A leaked report that revealed more than 100 incidents of sexual assault and harassment in mental health units over a two-year period could underestimate the problem, according to a charity.
Mind has called on the government to publish the Mental Health Observatory report, which was leaked to The Times this week but has reportedly been with the Department of Health since November, so its findings can be acted upon.
The newspaper claimed that the report, prepared by the National Patient Safety Agency, detailed more than 10 rapes in the two years to October 2005 and three unwanted pregnancies in a single year.
The figures reportedly include staff-on-patient incidents and come in the same week as it was revealed that seven mental health trusts were unable to demonstrate they carried out proper employment checks.

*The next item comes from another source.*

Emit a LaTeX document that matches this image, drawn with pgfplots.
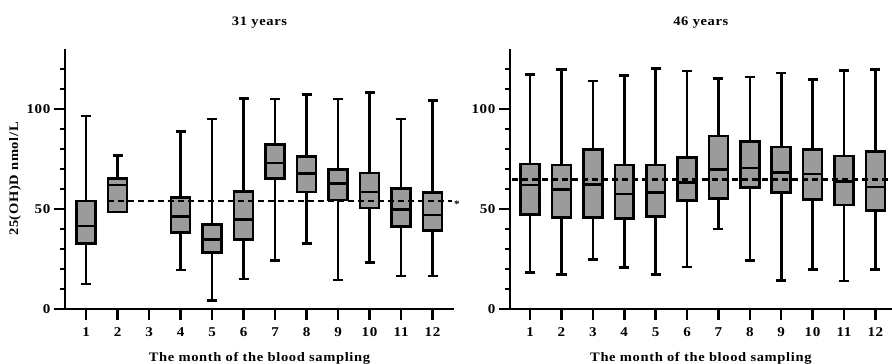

The NHS trust declarations on basic standards, published by the Healthcare Commission, revealed that two mental health trusts admitted they had not met vetting standards and five were unable to prove whether they had or not.
While the vast majority of mental health trusts complied with most of the core standards, three said they did not meet basic patient safety standards.
Four of the 61 mental health trusts listed said they had been unable to provide services in environments which “promote effective care”.
Mind chief executive Paul Farmer said it was “absolutely unacceptable” that the NPSA report had remained unpublished for so long.
The charity said further incidents might have been prevented if earlier action had been taken.
A Department of Health spokesperson said a report on patient safety in mental health services was still being prepared.